Bestenfalls kulturell. Die juristisch geprägte Verschriftlichung im öffentlichen Sektor hilft bei der Dokumentation von Wissen. Allerdings wird hier zu oft alles dokumentiert, was nicht „niet- und nagelfest“ ist. Man berücksichtigt nicht, was einen Wert hat und was nutzlos ist. Und leider wird zu oft nicht verstanden, was man da eigentlich verschriftlicht, sobald es um Prozesse oder Technik geht. Die Vokabel „Prozess“ hat in der öffentlichen Verwaltung eine andere Bedeutung als in der Wirtschaftswelt. In der eher technologisch-wirtschaftlich geprägten Kultur gibt es zwar mehr Sachverstand. Aber die Lust, dieses Wissen auch zu dokumentieren, ist nicht sehr verbreitet. Wenn man IT studiert hat, sieht man seine Zukunft ja nicht unbedingt in der Textverarbeitung. Sonst hätte man gleich Germanistik wählen können. Und das ist auch verständlich.
Es gibt einen schönen Satz in Ihrer Branche: Wenn ein Konzern wüsste, was ein Konzern alles weiß. Beinahe philosophisch.

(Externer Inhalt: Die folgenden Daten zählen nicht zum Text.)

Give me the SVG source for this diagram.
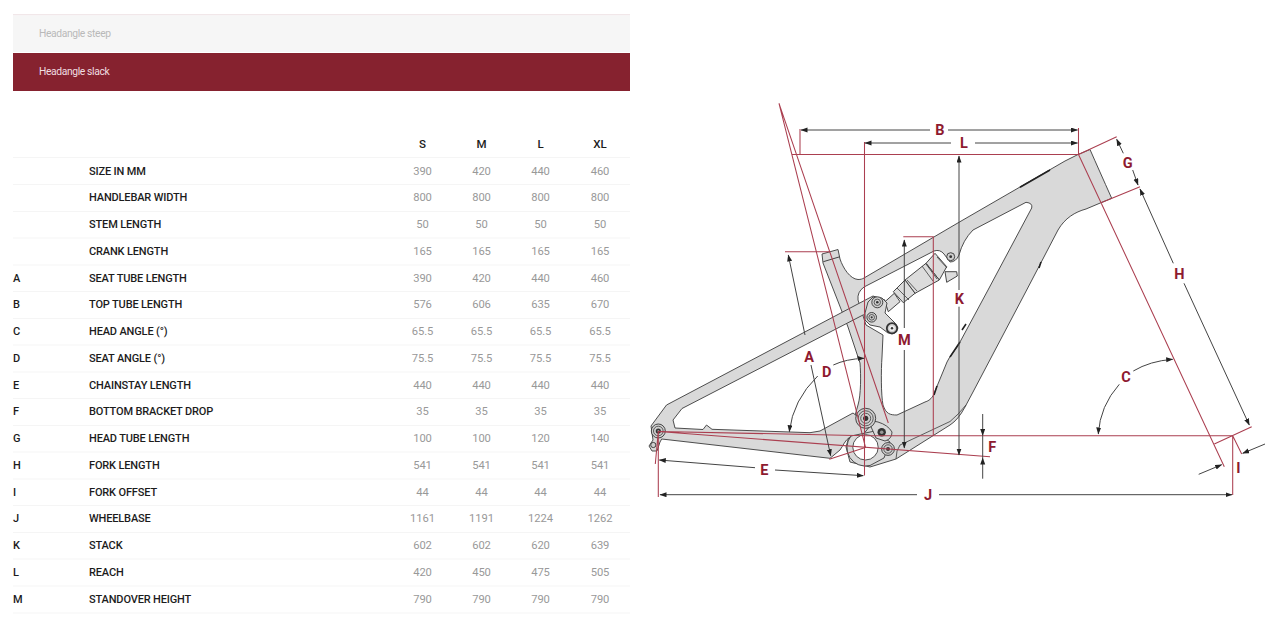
<svg xmlns="http://www.w3.org/2000/svg" width="1280" height="622" viewBox="0 0 1280 622">
<style>
text{font-family:"Roboto","Liberation Sans",sans-serif}
.tab{font-size:10.3px;letter-spacing:-.37px}
.h{fill:#1c1c1c;font-weight:500;font-size:11px;letter-spacing:-.15px}
.n{fill:#999;font-size:11.2px;text-anchor:middle;letter-spacing:-.05px}
.c{fill:#1c1c1c;font-weight:500;font-size:11.5px;text-anchor:middle}
.sep{stroke:#f5f5f5;stroke-width:1}
.r{fill:none;stroke:#ab3f50;stroke-width:1.05}
.d{fill:none;stroke:#444;stroke-width:1;marker-end:url(#a)}
.p{fill:none;stroke:#444;stroke-width:1}
.l{fill:#8e1a30;font-weight:700;font-size:14.5px;text-anchor:middle}
.f{fill:#d9d9d9;stroke:#444;stroke-width:.95;stroke-linejoin:round}
.o{fill:none;stroke:#3c3c3c;stroke-width:.8}
.s{fill:#dcdcdc;stroke:#333;stroke-width:.9;stroke-linejoin:round}
.pv{fill:#cfcfcf;stroke:#333;stroke-width:.9}
.pc{fill:#333}
</style>
<defs>
<marker id="a" markerUnits="userSpaceOnUse" markerWidth="8" markerHeight="6" refX="6.5" refY="2.5" orient="auto"><path d="M0 0L7 2.5L0 5Z" fill="#222"/></marker>
</defs>
<rect width="1280" height="622" fill="#fff"/>
<g id="tabs">
<rect x="13" y="14" width="617" height="1.5" fill="#f1e7e9"/>
<rect x="13" y="15.5" width="617" height="36.5" fill="#f6f6f6"/>
<rect x="13" y="53" width="617" height="38" fill="#86222f"/>
<text class="tab" x="39" y="36.6" fill="#b9b9b9">Headangle steep</text>
<text class="tab" x="39" y="74.6" fill="#f0dfe1">Headangle slack</text>
</g>
<path id="table-rules" class="sep" d="M13 157.5H630M13 184.5H630M13 211.5H630M13 238H630M13 265H630M13 291.5H630M13 318.5H630M13 345H630M13 372H630M13 398.5H630M13 425.5H630M13 452H630M13 479H630M13 505.5H630M13 532.5H630M13 559H630M13 586H630M13 613H630"/>
<g id="table" transform="translate(0,-.5)">
<text class="c" x="422.5" y="148">S</text><text class="c" x="481.5" y="148">M</text><text class="c" x="540.5" y="148">L</text><text class="c" x="600" y="148">XL</text>
<g id="r1"><text class="h" x="89" y="175">SIZE IN MM</text><text class="n" x="422.5" y="175">390</text><text class="n" x="481.5" y="175">420</text><text class="n" x="540.5" y="175">440</text><text class="n" x="600" y="175">460</text></g>
<g id="r2"><text class="h" x="89" y="201.8">HANDLEBAR WIDTH</text><text class="n" x="422.5" y="201.8">800</text><text class="n" x="481.5" y="201.8">800</text><text class="n" x="540.5" y="201.8">800</text><text class="n" x="600" y="201.8">800</text></g>
<g id="r3"><text class="h" x="89" y="228.5">STEM LENGTH</text><text class="n" x="422.5" y="228.5">50</text><text class="n" x="481.5" y="228.5">50</text><text class="n" x="540.5" y="228.5">50</text><text class="n" x="600" y="228.5">50</text></g>
<g id="r4"><text class="h" x="89" y="255.2">CRANK LENGTH</text><text class="n" x="422.5" y="255.2">165</text><text class="n" x="481.5" y="255.2">165</text><text class="n" x="540.5" y="255.2">165</text><text class="n" x="600" y="255.2">165</text></g>
<g id="r5"><text class="h" x="13" y="282">A</text><text class="h" x="89" y="282">SEAT TUBE LENGTH</text><text class="n" x="422.5" y="282">390</text><text class="n" x="481.5" y="282">420</text><text class="n" x="540.5" y="282">440</text><text class="n" x="600" y="282">460</text></g>
<g id="r6"><text class="h" x="13" y="308.8">B</text><text class="h" x="89" y="308.8">TOP TUBE LENGTH</text><text class="n" x="422.5" y="308.8">576</text><text class="n" x="481.5" y="308.8">606</text><text class="n" x="540.5" y="308.8">635</text><text class="n" x="600" y="308.8">670</text></g>
<g id="r7"><text class="h" x="13" y="335.5">C</text><text class="h" x="89" y="335.5">HEAD ANGLE (°)</text><text class="n" x="422.5" y="335.5">65.5</text><text class="n" x="481.5" y="335.5">65.5</text><text class="n" x="540.5" y="335.5">65.5</text><text class="n" x="600" y="335.5">65.5</text></g>
<g id="r8"><text class="h" x="13" y="362.2">D</text><text class="h" x="89" y="362.2">SEAT ANGLE (°)</text><text class="n" x="422.5" y="362.2">75.5</text><text class="n" x="481.5" y="362.2">75.5</text><text class="n" x="540.5" y="362.2">75.5</text><text class="n" x="600" y="362.2">75.5</text></g>
<g id="r9"><text class="h" x="13" y="389">E</text><text class="h" x="89" y="389">CHAINSTAY LENGTH</text><text class="n" x="422.5" y="389">440</text><text class="n" x="481.5" y="389">440</text><text class="n" x="540.5" y="389">440</text><text class="n" x="600" y="389">440</text></g>
<g id="r10"><text class="h" x="13" y="415.8">F</text><text class="h" x="89" y="415.8">BOTTOM BRACKET DROP</text><text class="n" x="422.5" y="415.8">35</text><text class="n" x="481.5" y="415.8">35</text><text class="n" x="540.5" y="415.8">35</text><text class="n" x="600" y="415.8">35</text></g>
<g id="r11"><text class="h" x="13" y="442.5">G</text><text class="h" x="89" y="442.5">HEAD TUBE LENGTH</text><text class="n" x="422.5" y="442.5">100</text><text class="n" x="481.5" y="442.5">100</text><text class="n" x="540.5" y="442.5">120</text><text class="n" x="600" y="442.5">140</text></g>
<g id="r12"><text class="h" x="13" y="469.2">H</text><text class="h" x="89" y="469.2">FORK LENGTH</text><text class="n" x="422.5" y="469.2">541</text><text class="n" x="481.5" y="469.2">541</text><text class="n" x="540.5" y="469.2">541</text><text class="n" x="600" y="469.2">541</text></g>
<g id="r13"><text class="h" x="13" y="496">I</text><text class="h" x="89" y="496">FORK OFFSET</text><text class="n" x="422.5" y="496">44</text><text class="n" x="481.5" y="496">44</text><text class="n" x="540.5" y="496">44</text><text class="n" x="600" y="496">44</text></g>
<g id="r14"><text class="h" x="13" y="522.8">J</text><text class="h" x="89" y="522.8">WHEELBASE</text><text class="n" x="422.5" y="522.8">1161</text><text class="n" x="481.5" y="522.8">1191</text><text class="n" x="540.5" y="522.8">1224</text><text class="n" x="600" y="522.8">1262</text></g>
<g id="r15"><text class="h" x="13" y="549.5">K</text><text class="h" x="89" y="549.5">STACK</text><text class="n" x="422.5" y="549.5">602</text><text class="n" x="481.5" y="549.5">602</text><text class="n" x="540.5" y="549.5">620</text><text class="n" x="600" y="549.5">639</text></g>
<g id="r16"><text class="h" x="13" y="576.2">L</text><text class="h" x="89" y="576.2">REACH</text><text class="n" x="422.5" y="576.2">420</text><text class="n" x="481.5" y="576.2">450</text><text class="n" x="540.5" y="576.2">475</text><text class="n" x="600" y="576.2">505</text></g>
<g id="r17"><text class="h" x="13" y="603">M</text><text class="h" x="89" y="603">STANDOVER HEIGHT</text><text class="n" x="422.5" y="603">790</text><text class="n" x="481.5" y="603">790</text><text class="n" x="540.5" y="603">790</text><text class="n" x="600" y="603">790</text></g>
</g>
<g id="frame">
<path id="main-frame" class="f" fill-rule="evenodd" d="M822 254L838 249.5L840 259C843 268 850 279 858 279.5C861 279.5 862 279 864 278L960 221.7L1065 161L1078 154.5L1090 149.5Q1099 170 1111.7 198.3L1101 202.7L1086 209C1075 212 1065 218 1058 230L1026.7 290L973 392L965 407Q958 420 950 425L896 459L870 467L850 462L846 447L858 405C861 395 861 375 860 363L848 327L823 263Z
M1026 202.3Q1033 203 1031.7 208L988 290L960 342C956 350 950 355 947 362L933 396C930 400 928 401 925 402L897 415C890 415 886 414 883 405C881 395 881 370 882 357L883 335L866 325L858 300Q857 292 864 287L934 251Q940 249 944 254L950 262Q956 262 959 255Q963 240 973 230Z"/>
<path class="p" stroke-width="1.3" d="M823.3 261.7L840 256.7"/>
<path class="o" d="M896 459Q896 450 900 445L950 421.5Q958 415 966 405"/>
<path id="tube-accents" fill="none" stroke="#222" stroke-width="1.6" d="M1020 187.3L1050 170M1039 268L1041 262M960 342L950 357M934 395L937 386M962 330L966 324"/>
<g id="shock">
<path class="s" d="M885 301.7L894.3 293.3L900 301.7L888.3 311.7Z"/>
<path class="s" d="M945 271.7L956.7 271.7L957.3 276L946.7 282.3Z" fill="#999"/>
<path class="s" d="M926 263.3L935 253.3L946.7 266.7L939.3 280Z"/>
<path class="s" d="M905 280L926 263.3L939.3 280L915 293.3Z"/>
<path class="s" d="M893.3 291.7L905 280L915 293.3L903.3 302.7Z"/>
<path class="o" d="M897 288L909 300M907 280L917 291M922 266L933 281M926 264L937 279M937 257L947 268"/>
</g>
<circle class="pv" cx="950.7" cy="256.7" r="4"/><circle class="pc" cx="950.7" cy="256.7" r="1.4"/>
<path id="rear-triangle" class="f" d="M651 426L666.5 405L873 296L885 300L880 312L863 315L682 408.5L673 420L675 428L703 429.5L706.5 425L712 429.3L810 432.7L820 431L853 413L870 426L862 436L850 437C845 440 843 446 840 450L830 458.3L661.7 439L660 442L657 451L652 451L649 446L653 440Z"/>
<path id="rocker" class="f" d="M868 302L873 297L882 298L887 303L885 313L895 323L898 328L895 333L888 333L880 327L870 325L865 320L865 313Z"/>
<circle class="pv" cx="653.3" cy="445" r="2.6" fill="#fff"/>
<circle class="pv" cx="877.3" cy="302.3" r="5.5"/><circle class="o" cx="877.3" cy="302.3" r="3.2"/><circle class="pc" cx="877.3" cy="302.3" r="1.3"/>
<circle class="pv" cx="871.7" cy="317.3" r="4.8"/><circle class="o" cx="871.7" cy="317.3" r="2.8"/><circle class="pc" cx="871.7" cy="317.3" r="1.1"/>
<circle cx="892" cy="328.3" r="5.2" fill="#ccc" stroke="#333" stroke-width="1.8"/><circle fill="#eee" cx="892" cy="328.3" r="2.8"/><circle class="pc" cx="892" cy="328.3" r="1.2"/>
<path id="bb-shell" class="f" d="M851 436A18.5 18.5 0 0 0 870 465.5L884 458L890 442L875 431Z"/>
<circle cx="865.5" cy="447.3" r="12.7" fill="#fff" stroke="#3c3c3c" stroke-width=".9"/>
<path class="f" d="M868 420L878 422Q888 425 892 432Q892 439 885 441L876 438Z"/>
<circle class="pv" cx="865.7" cy="418.3" r="10"/><circle class="o" cx="865.7" cy="418.3" r="7.5"/><circle class="o" cx="865.7" cy="418.3" r="5"/><circle class="pc" cx="865.7" cy="418.3" r="2.6"/>
<circle class="pc" cx="881.7" cy="432.3" r="4.2"/><circle fill="#999" cx="881.7" cy="432.3" r="1.8"/>
<circle class="pv" cx="888" cy="449" r="6.4"/><circle class="o" cx="888" cy="449" r="4.2"/><circle class="pc" cx="888" cy="449" r="2"/>
<circle class="pv" cx="658.3" cy="431" r="7"/><circle class="o" cx="658.3" cy="431" r="4.8"/><circle class="pc" cx="658.3" cy="431" r="2.6"/><circle fill="#999" cx="658.3" cy="431" r="1"/>
</g>
<g id="connectors">
<g id="guides">
<path class="r" d="M779 103.3L865.5 447.3M779 103.3L888.3 423"/>
<path class="r" d="M792 154.5H1078.5M800 154.5V129M864.5 142V475.5M1078.5 154.5V128"/>
<path class="r" d="M1078.5 154.5L1116.7 136.7M1101 202.7L1140 186.7M1078.5 154.5L1224.3 466.7"/>
<path class="r" d="M1251.7 426.7L1214.3 444M1232.7 435.7L1241.7 454M1232.7 435.7V495"/>
<path class="r" d="M658.3 431.5L866.5 435.7H1232.7M658.3 431.5L990 456.7M658.3 431.5V497M658.3 431.5L655.3 464"/>
<path class="r" d="M785 251.7H830M829.3 459.3L866 447.3"/>
<path class="r" d="M903.3 236.7H933.3V436"/>
</g>
<g id="dimensions">
<path class="d" d="M930 130H801"/><path class="d" d="M948 130H1077.5"/>
<path class="d" d="M951 143H865"/><path class="d" d="M975 143H1077.5"/>
<path class="d" d="M1123.3 153.3L1116.7 139.3"/><path class="d" d="M1132.7 170L1138 185"/>
<path class="d" d="M1173.3 263.3L1140 189"/><path class="d" d="M1184 283.3L1249.3 425"/>
<path class="d" d="M1265 444L1242.7 453.3"/><path class="d" d="M1198.7 474.3L1221.7 464.7"/>
<path class="d" d="M1133.3 371Q1150 361 1172.7 359.3"/><path class="d" d="M1119.3 384.3Q1100 406 1098.3 434"/>
<path class="d" d="M982.7 414V435.5"/><path class="d" d="M982.7 478.7V458"/><path class="p" d="M982.7 435.5V458"/>
<path class="d" d="M917 494.7H660"/><path class="d" d="M939 494.7H1232"/>
<path class="d" d="M755 467.7L659.3 460"/><path class="d" d="M775 470L863.3 475.7"/>
<path class="d" d="M805 335L788.3 255"/><path class="d" d="M811 365L830.7 455.7"/>
<path class="d" d="M833.3 365Q846 359 864 358.3"/><path class="d" d="M817.7 376Q793 400 789.3 431.7"/>
<path class="d" d="M904.3 328V240"/><path class="d" d="M904.3 350V448"/>
<path class="d" d="M959 290V156"/><path class="d" d="M959 306.7V455"/>
</g>
</g>
<g id="labels">
<text class="l" x="940" y="135.2">B</text>
<text class="l" x="964" y="148.2">L</text>
<text class="l" x="1127.7" y="167.5">G</text>
<text class="l" x="1179.3" y="278.5">H</text>
<text class="l" x="1126" y="381.9">C</text>
<text class="l" x="1238.3" y="472.5">I</text>
<text class="l" x="992.3" y="451.9">F</text>
<text class="l" x="928" y="499.9">J</text>
<text class="l" x="764.3" y="474.5">E</text>
<text class="l" x="809" y="361.9">A</text>
<text class="l" x="826.7" y="376.9">D</text>
<text class="l" x="904.3" y="345.2">M</text>
<text class="l" x="959.3" y="303.5">K</text>
</g>
</svg>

Was ist gemeint?
Menschen, die in ihrer Organisation verantwortlich für das Funktionieren von etwas sind und Erfahrung haben, wissen, was sie tun. Mit ein wenig Glück können sie ihr häufig unbewusst gespeichertes Wissen bei Bedarf an einen Newbie weitergeben. Zumindest dann, wenn dieser aus dem gleichen Fach kommt und die Zusammenhänge grundsätzlich versteht. Wenn andere - womöglich – externe Kolleginnen und Kollegen ihre Fragen stellen, geht jedoch oft die Jalousie runter.
Weil die Betroffenen Ihr Wissen schützen möchten?

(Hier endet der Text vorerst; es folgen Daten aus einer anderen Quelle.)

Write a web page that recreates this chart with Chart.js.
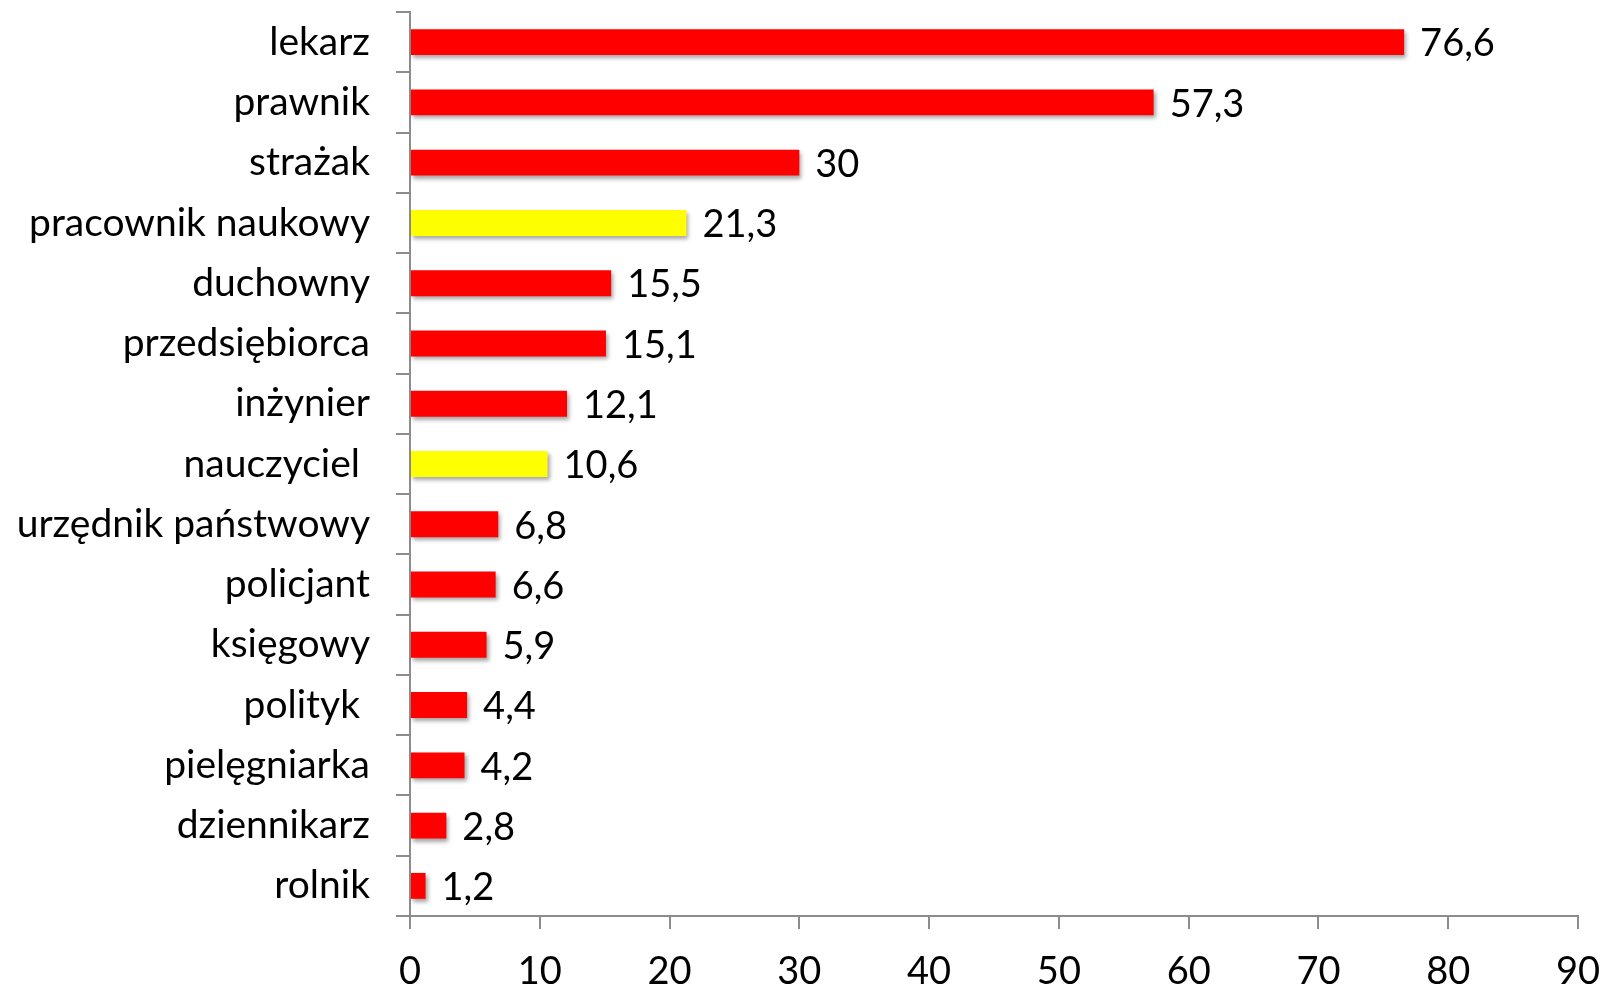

Nein, gar nicht aus Widerstand. Eher, weil sie selbst die konkrete Antwort nicht auf Knopfdruck parat haben. Wenn Menschen aus heiterem Himmel nach den Geheimnissen Ihrer Alltagsarbeit gefragt werden, fällt vielen nur ein Bruchteil als Auskunft ein. Manche bleiben anschließend verunsichert zurück und fragen sich, was sie eigentlich den ganzen Tag tun.

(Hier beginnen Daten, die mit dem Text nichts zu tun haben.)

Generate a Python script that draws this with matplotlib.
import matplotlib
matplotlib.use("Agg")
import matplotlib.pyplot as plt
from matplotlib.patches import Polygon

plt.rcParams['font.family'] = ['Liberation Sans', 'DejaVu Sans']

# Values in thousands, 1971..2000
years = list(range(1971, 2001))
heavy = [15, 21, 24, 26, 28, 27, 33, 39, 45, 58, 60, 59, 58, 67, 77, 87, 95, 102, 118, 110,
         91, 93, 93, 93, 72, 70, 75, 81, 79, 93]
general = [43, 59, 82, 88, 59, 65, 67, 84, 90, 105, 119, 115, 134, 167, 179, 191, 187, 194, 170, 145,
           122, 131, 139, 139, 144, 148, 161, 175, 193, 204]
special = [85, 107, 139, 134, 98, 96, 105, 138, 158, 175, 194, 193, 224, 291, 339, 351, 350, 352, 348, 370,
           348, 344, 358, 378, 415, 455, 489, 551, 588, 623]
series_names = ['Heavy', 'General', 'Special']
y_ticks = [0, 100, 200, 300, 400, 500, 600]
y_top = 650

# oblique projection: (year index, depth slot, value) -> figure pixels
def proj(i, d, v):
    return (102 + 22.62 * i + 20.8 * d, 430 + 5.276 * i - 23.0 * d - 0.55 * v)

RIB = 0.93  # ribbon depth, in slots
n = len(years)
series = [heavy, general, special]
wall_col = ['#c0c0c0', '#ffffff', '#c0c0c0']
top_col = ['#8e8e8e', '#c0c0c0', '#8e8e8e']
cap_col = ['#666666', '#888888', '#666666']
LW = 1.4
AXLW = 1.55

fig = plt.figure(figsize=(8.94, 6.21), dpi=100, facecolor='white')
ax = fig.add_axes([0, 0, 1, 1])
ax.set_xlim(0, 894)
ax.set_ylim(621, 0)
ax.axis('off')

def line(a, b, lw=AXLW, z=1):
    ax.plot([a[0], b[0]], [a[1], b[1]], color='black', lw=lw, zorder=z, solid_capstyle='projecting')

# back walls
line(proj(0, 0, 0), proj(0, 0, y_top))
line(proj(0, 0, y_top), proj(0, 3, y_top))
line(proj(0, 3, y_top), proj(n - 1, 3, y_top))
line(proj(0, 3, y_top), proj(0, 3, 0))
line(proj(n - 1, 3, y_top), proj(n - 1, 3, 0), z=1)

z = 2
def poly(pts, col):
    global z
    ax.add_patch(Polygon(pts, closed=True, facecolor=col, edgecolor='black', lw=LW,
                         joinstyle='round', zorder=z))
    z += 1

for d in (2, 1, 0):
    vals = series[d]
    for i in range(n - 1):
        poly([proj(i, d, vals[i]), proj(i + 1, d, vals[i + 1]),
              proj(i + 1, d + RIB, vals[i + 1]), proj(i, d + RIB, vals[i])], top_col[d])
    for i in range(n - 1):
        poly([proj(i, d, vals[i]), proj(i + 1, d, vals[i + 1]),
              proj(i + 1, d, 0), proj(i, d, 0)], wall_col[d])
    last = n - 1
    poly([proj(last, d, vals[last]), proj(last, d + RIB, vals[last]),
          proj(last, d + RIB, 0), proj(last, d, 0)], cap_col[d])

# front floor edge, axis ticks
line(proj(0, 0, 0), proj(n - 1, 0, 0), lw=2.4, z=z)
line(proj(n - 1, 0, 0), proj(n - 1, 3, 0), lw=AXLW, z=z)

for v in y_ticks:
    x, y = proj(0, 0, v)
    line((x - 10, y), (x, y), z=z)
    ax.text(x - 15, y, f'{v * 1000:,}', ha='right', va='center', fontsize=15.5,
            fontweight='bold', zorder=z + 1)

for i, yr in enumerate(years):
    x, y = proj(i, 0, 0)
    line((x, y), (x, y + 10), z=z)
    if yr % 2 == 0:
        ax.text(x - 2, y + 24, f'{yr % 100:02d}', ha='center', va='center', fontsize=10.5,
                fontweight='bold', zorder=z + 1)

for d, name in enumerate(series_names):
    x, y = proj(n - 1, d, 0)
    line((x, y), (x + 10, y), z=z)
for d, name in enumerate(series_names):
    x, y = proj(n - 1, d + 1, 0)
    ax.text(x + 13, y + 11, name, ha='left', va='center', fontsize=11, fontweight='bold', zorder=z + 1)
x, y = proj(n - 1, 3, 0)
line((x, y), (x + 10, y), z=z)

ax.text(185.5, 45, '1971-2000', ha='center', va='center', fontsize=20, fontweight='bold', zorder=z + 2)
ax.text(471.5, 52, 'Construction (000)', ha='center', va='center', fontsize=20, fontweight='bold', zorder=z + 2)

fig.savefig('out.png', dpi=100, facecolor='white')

Was sind abseits von verschwendeten Potenzialen die katastrophalsten Fehler, die Organisationen beim Wissensmanagement machen?
Dass das Management die Wertschöpfung aus einem funktionierenden Wissensmanagement nicht kennt oder sie unterschätzt. Die Folgefehler liegen dann in der Umsetzung. Früher lag das Hauptaugenmerk auf der Dokumentation, also der Speicherung von Informationen für alle Fälle und auf Vorrat. Wichtiger ist aber die Anwendbarkeit von diesem Wissen und dessen Transfer an diejenigen, die es brauchen. Wir kennen alle das gern zitierte „historisch gewachsene“ Wissen. Wenn das Wort fällt, jagt es mir inzwischen eine Gänsehaut über den Rücken. Ich weiß ab diesem Moment: Okay, jetzt gibt es Arbeit.
Warum ist historisch gewachsenes Wissen schlecht?
Weil es an die individuellen Erfahrungen der Beteiligten geknüpft und mit dem „alten“ Kontext verbunden ist. Damit ist es für Außenstehende oder Neueinsteigende schwer vermittelbar. Und wenn Wissen nicht verstanden wird, ist es unbrauchbar.
Mit welchem praktischen Beispiel aus dem Alltag können Sie das verdeutlichen?
In einem sehr großen Projekt soll der Betrieb der Netzinfrastruktur ingesourced werden. Der bisherige Betreiber hat das Netz aufgebaut. Er kennt es wie seine Westentasche. Der neue Betreiber muss jedoch aufgebaut werden. Das heißt: Er muss das Netz fachlich und prozessual verstehen. Erst wenn er das kann, lässt sich der Betrieb sicher übernehmen. Die internen Mitarbeitenden müssen beispielsweise die Behebung von Störungen lernen. Die Trainerinnen und Trainer des bisherigen Betreibers nannten dieses unübersichtliche Feld den „wilden Zoo“, weil es so viele und unterschiedliche Störungen gibt. Das macht den Wissenstransfer extrem kompliziert.